**Instruction**: Return the lines below exactly, from the first line to the line that contains "import seaborn as sns". Leave out pictures.

**Provided material**:
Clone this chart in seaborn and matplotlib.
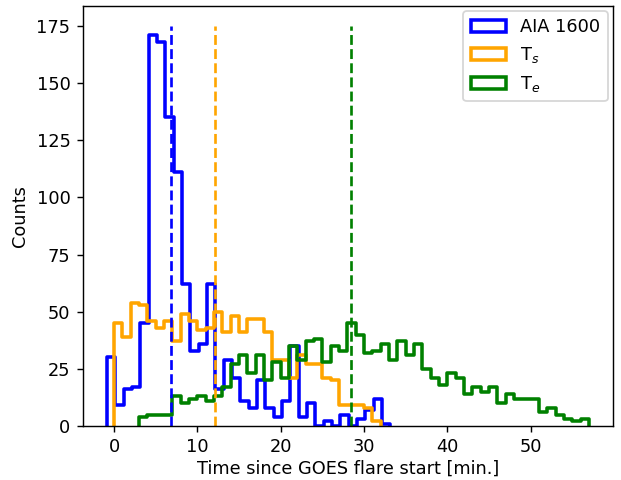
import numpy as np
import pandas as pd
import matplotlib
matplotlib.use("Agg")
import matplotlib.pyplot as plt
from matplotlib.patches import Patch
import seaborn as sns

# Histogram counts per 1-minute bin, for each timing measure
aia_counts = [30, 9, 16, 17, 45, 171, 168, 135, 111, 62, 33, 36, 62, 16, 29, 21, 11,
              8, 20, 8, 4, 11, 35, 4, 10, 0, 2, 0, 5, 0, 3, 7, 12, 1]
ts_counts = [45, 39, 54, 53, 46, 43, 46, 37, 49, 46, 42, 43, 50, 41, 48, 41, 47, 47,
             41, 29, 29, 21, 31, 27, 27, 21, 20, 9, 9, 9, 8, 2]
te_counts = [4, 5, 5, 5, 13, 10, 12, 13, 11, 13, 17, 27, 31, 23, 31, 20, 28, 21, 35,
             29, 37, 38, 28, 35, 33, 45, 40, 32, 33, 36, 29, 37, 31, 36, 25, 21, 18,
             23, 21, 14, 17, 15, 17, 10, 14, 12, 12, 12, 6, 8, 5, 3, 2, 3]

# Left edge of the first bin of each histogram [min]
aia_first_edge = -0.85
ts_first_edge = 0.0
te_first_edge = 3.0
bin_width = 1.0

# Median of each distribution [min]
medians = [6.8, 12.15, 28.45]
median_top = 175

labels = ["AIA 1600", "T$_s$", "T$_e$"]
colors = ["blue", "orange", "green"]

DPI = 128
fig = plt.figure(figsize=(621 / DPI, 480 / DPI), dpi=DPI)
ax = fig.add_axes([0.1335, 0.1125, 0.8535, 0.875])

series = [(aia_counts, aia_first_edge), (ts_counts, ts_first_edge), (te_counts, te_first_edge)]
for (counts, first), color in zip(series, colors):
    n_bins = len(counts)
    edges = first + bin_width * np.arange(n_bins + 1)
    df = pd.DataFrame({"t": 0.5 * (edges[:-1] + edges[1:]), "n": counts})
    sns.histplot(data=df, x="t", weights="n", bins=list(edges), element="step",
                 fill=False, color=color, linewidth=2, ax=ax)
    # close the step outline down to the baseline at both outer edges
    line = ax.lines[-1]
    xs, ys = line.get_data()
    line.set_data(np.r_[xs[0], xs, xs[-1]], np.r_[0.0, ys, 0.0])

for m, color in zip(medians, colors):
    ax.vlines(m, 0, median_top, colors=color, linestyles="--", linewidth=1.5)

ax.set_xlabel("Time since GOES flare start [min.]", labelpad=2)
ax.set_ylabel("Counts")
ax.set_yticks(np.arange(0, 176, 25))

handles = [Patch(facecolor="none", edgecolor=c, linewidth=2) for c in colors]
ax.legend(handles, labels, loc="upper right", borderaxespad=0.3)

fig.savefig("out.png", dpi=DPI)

**Solution to this task**:
Clone this chart in seaborn and matplotlib.
import numpy as np
import pandas as pd
import matplotlib
matplotlib.use("Agg")
import matplotlib.pyplot as plt
from matplotlib.patches import Patch
import seaborn as sns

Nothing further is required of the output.